Beginning January 1st of 2017, French companies with more than 50 workers will be required to give employees a guaranteed “right to disconnect” from their work emails outside of standard business hours. The goal is to reduce stress and improve work-life balance, and we can all learn a thing or two from the new legislation.
Before you can successfully set boundaries in your personal and professional lives, you need to understand exactly how you’re spending your time.
You may want to make a list or consider tracking your time for a few days. Once you have this comprehensive insight into how you’re spending your time you can sit down to think about how to prioritize everything.

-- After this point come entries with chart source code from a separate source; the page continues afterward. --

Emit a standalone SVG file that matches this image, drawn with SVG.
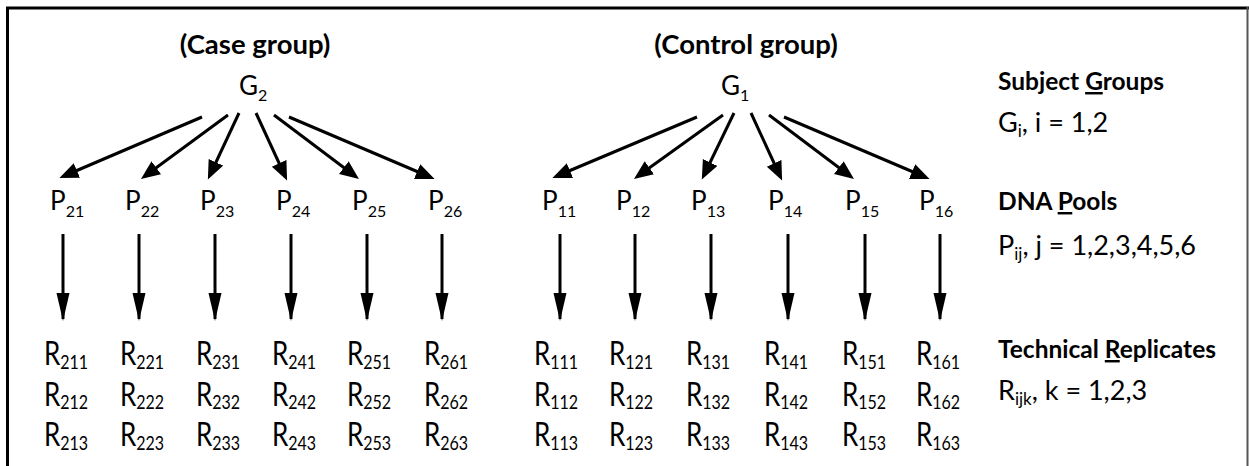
<svg xmlns="http://www.w3.org/2000/svg" width="1249" height="466" viewBox="0 0 1249 466">
<style>
text{font-family:Lato,"Open Sans","Liberation Sans",sans-serif;fill:#000}
.h{font-weight:bold;font-size:27.5px;text-anchor:middle}
.g{font-size:26px}
.p{font-size:26px}
.s{font-size:16px}
.r{font-size:26px}
.lb{font-weight:bold;font-size:24.5px}
.lr{font-size:27px}
.ls{font-size:17px}
.ln{stroke:#000;stroke-width:3;fill:none}
</style>
<defs>
<marker id="ah" markerUnits="userSpaceOnUse" markerWidth="20" markerHeight="18" refX="14" refY="8" orient="auto"><path d="M0,0 L19,8 L0,16 z" fill="#000"/></marker>
<marker id="av" markerUnits="userSpaceOnUse" markerWidth="30" markerHeight="14" refX="26" refY="6.5" orient="auto"><path d="M0,0 L28,6.5 L0,13 z" fill="#000"/></marker>
</defs>
<rect width="1249" height="466" fill="#fff"/>
<g id="frame">
<line x1="6" y1="8" x2="1249" y2="8" stroke="#000" stroke-width="3"/>
<line x1="7.5" y1="7" x2="7.5" y2="466" stroke="#000" stroke-width="3"/>
<line x1="1247.5" y1="7" x2="1247.5" y2="466" stroke="#555" stroke-width="2"/>
</g>
<g id="connectors" class="ln">
<line class="ln" x1="202" y1="117" x2="64" y2="176" marker-end="url(#ah)"/>
<line class="ln" x1="228" y1="115" x2="145" y2="176" marker-end="url(#ah)"/>
<line class="ln" x1="239" y1="113" x2="210" y2="175" marker-end="url(#ah)"/>
<line class="ln" x1="256" y1="113" x2="285" y2="176" marker-end="url(#ah)"/>
<line class="ln" x1="274" y1="115" x2="355" y2="176" marker-end="url(#ah)"/>
<line class="ln" x1="289" y1="117" x2="430" y2="177" marker-end="url(#ah)"/>
<line class="ln" x1="697" y1="117" x2="557" y2="176" marker-end="url(#ah)"/>
<line class="ln" x1="723" y1="115" x2="638" y2="176" marker-end="url(#ah)"/>
<line class="ln" x1="734" y1="113" x2="704" y2="175" marker-end="url(#ah)"/>
<line class="ln" x1="751" y1="113" x2="780" y2="176" marker-end="url(#ah)"/>
<line class="ln" x1="769" y1="115" x2="850" y2="176" marker-end="url(#ah)"/>
<line class="ln" x1="784" y1="117" x2="925" y2="177" marker-end="url(#ah)"/>
<line class="ln" x1="63" y1="234" x2="63" y2="319" marker-end="url(#av)"/>
<line class="ln" x1="139" y1="234" x2="139" y2="319" marker-end="url(#av)"/>
<line class="ln" x1="215" y1="234" x2="215" y2="319" marker-end="url(#av)"/>
<line class="ln" x1="291" y1="234" x2="291" y2="319" marker-end="url(#av)"/>
<line class="ln" x1="367" y1="234" x2="367" y2="319" marker-end="url(#av)"/>
<line class="ln" x1="442" y1="234" x2="442" y2="319" marker-end="url(#av)"/>
<line class="ln" x1="560" y1="234" x2="560" y2="319" marker-end="url(#av)"/>
<line class="ln" x1="635" y1="234" x2="635" y2="319" marker-end="url(#av)"/>
<line class="ln" x1="711" y1="234" x2="711" y2="319" marker-end="url(#av)"/>
<line class="ln" x1="788" y1="234" x2="788" y2="319" marker-end="url(#av)"/>
<line class="ln" x1="865" y1="234" x2="865" y2="319" marker-end="url(#av)"/>
<line class="ln" x1="940" y1="234" x2="940" y2="319" marker-end="url(#av)"/>
</g>
<g id="headers">
<text class="h" x="255" y="54">(Case group)</text>
<text class="h" x="746" y="54">(Control group)</text>
</g>
<g id="G2"><text class="g" x="239" y="95">G<tspan class="s" dy="6">2</tspan></text></g>
<g id="G1"><text class="g" x="721" y="95">G<tspan class="s" dy="6">1</tspan></text></g>
<g id="pools">
<text class="p" x="50" y="210">P<tspan class="s" dy="7">21</tspan></text>
<text class="p" x="125" y="210">P<tspan class="s" dy="7">22</tspan></text>
<text class="p" x="200" y="210">P<tspan class="s" dy="7">23</tspan></text>
<text class="p" x="276" y="210">P<tspan class="s" dy="7">24</tspan></text>
<text class="p" x="352" y="210">P<tspan class="s" dy="7">25</tspan></text>
<text class="p" x="428" y="210">P<tspan class="s" dy="7">26</tspan></text>
<text class="p" x="542" y="210">P<tspan class="s" dy="7">11</tspan></text>
<text class="p" x="616" y="210">P<tspan class="s" dy="7">12</tspan></text>
<text class="p" x="691" y="210">P<tspan class="s" dy="7">13</tspan></text>
<text class="p" x="768" y="210">P<tspan class="s" dy="7">14</tspan></text>
<text class="p" x="845" y="210">P<tspan class="s" dy="7">15</tspan></text>
<text class="p" x="919" y="210">P<tspan class="s" dy="7">16</tspan></text>
</g>
<g id="replicates" transform="scale(1,1.25)">
<text class="r" x="44" y="292">R<tspan class="s" dy="3">211</tspan></text>
<text class="r" x="44" y="324.5">R<tspan class="s" dy="3">212</tspan></text>
<text class="r" x="44" y="357">R<tspan class="s" dy="3">213</tspan></text>
<text class="r" x="120" y="292">R<tspan class="s" dy="3">221</tspan></text>
<text class="r" x="120" y="324.5">R<tspan class="s" dy="3">222</tspan></text>
<text class="r" x="120" y="357">R<tspan class="s" dy="3">223</tspan></text>
<text class="r" x="196" y="292">R<tspan class="s" dy="3">231</tspan></text>
<text class="r" x="196" y="324.5">R<tspan class="s" dy="3">232</tspan></text>
<text class="r" x="196" y="357">R<tspan class="s" dy="3">233</tspan></text>
<text class="r" x="272" y="292">R<tspan class="s" dy="3">241</tspan></text>
<text class="r" x="272" y="324.5">R<tspan class="s" dy="3">242</tspan></text>
<text class="r" x="272" y="357">R<tspan class="s" dy="3">243</tspan></text>
<text class="r" x="347" y="292">R<tspan class="s" dy="3">251</tspan></text>
<text class="r" x="347" y="324.5">R<tspan class="s" dy="3">252</tspan></text>
<text class="r" x="347" y="357">R<tspan class="s" dy="3">253</tspan></text>
<text class="r" x="424" y="292">R<tspan class="s" dy="3">261</tspan></text>
<text class="r" x="424" y="324.5">R<tspan class="s" dy="3">262</tspan></text>
<text class="r" x="424" y="357">R<tspan class="s" dy="3">263</tspan></text>
<text class="r" x="534" y="292">R<tspan class="s" dy="3">111</tspan></text>
<text class="r" x="534" y="324.5">R<tspan class="s" dy="3">112</tspan></text>
<text class="r" x="534" y="357">R<tspan class="s" dy="3">113</tspan></text>
<text class="r" x="609" y="292">R<tspan class="s" dy="3">121</tspan></text>
<text class="r" x="609" y="324.5">R<tspan class="s" dy="3">122</tspan></text>
<text class="r" x="609" y="357">R<tspan class="s" dy="3">123</tspan></text>
<text class="r" x="686" y="292">R<tspan class="s" dy="3">131</tspan></text>
<text class="r" x="686" y="324.5">R<tspan class="s" dy="3">132</tspan></text>
<text class="r" x="686" y="357">R<tspan class="s" dy="3">133</tspan></text>
<text class="r" x="764" y="292">R<tspan class="s" dy="3">141</tspan></text>
<text class="r" x="764" y="324.5">R<tspan class="s" dy="3">142</tspan></text>
<text class="r" x="764" y="357">R<tspan class="s" dy="3">143</tspan></text>
<text class="r" x="842" y="292">R<tspan class="s" dy="3">151</tspan></text>
<text class="r" x="842" y="324.5">R<tspan class="s" dy="3">152</tspan></text>
<text class="r" x="842" y="357">R<tspan class="s" dy="3">153</tspan></text>
<text class="r" x="916" y="292">R<tspan class="s" dy="3">161</tspan></text>
<text class="r" x="916" y="324.5">R<tspan class="s" dy="3">162</tspan></text>
<text class="r" x="916" y="357">R<tspan class="s" dy="3">163</tspan></text>
</g>
<g id="legend">
<text class="lb" x="998" y="90">Subject <tspan text-decoration="underline">G</tspan>roups</text>
<text class="lr" x="998" y="132">G<tspan class="ls" dy="5">i</tspan><tspan dy="-5">, i = 1,2</tspan></text>
<text class="lb" x="998" y="210">DNA <tspan text-decoration="underline">P</tspan>ools</text>
<text class="lr" x="998" y="255">P<tspan class="ls" dy="5">ij</tspan><tspan dy="-5">, j = 1,2,3,4,5,6</tspan></text>
<text class="lb" x="998" y="358">Technical <tspan text-decoration="underline">R</tspan>eplicates</text>
<text class="lr" x="998" y="400">R<tspan class="ls" dy="5">ijk</tspan><tspan dy="-5">, k = 1,2,3</tspan></text>
</g>
</svg>
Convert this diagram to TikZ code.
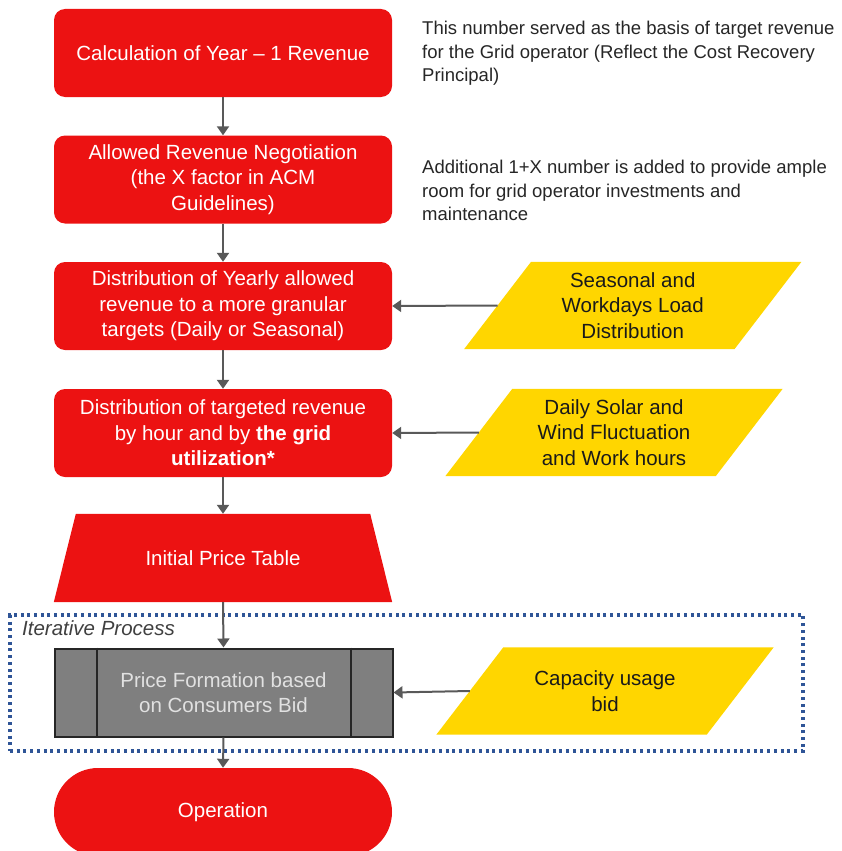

Next, you have to decide how you’d like to prioritize the different tasks, projects, and to-dos on your list. When you take an objective look at how you’re spending your time, it becomes easier to delegate or “delete” things from your list.
This might mean that you have to step back from certain activities, like volunteering every week or offering to tackle projects that aren’t your own at work. It might be difficult at first, but it will get easier. You only have so much time in a day, after all.
Now that you know what you need to do, and how you’ve traditionally been spending your time, you should choose some boundaries at work and at home.
For example, if you work from home, will there be a “Do Not Disturb” policy if your door is closed? Will you make a point to be done with work by 6 p.m. each day?
If you work in an office, will you be unavailable to respond to work emails in the evenings and on weekends?
Once you’ve chosen your boundaries you absolutely must communicate them to your boss, your family, your employees, and anyone else who might be impacted. Aim to be direct and assertive, and explain how this focus on work-life balance will give you the mental and physical energy needed to do your best work and be fully present wherever you are.
Consider negotiating a telecommuting agreement with your boss, allowing you to work from home occasionally. This will save you time on commuting, too.
“Ban” technology when you’re out of office and enjoying personal time, if needed. You might even enjoy the feeling of being disconnected from email.
Learn how to say no to requests for your time (it will become easier with practice).
Understand that you can’t do it all, and focus on freeing yourself from the guilt oftentimes associated with saying no.
Consider outsourcing some of your tasks. At home, that could mean hiring a cleaner. In your business, that might entail utilizing a virtual assistant.
Work-life balance is going to look different for everyone. The most important thing is to create an equilibrium that works for you.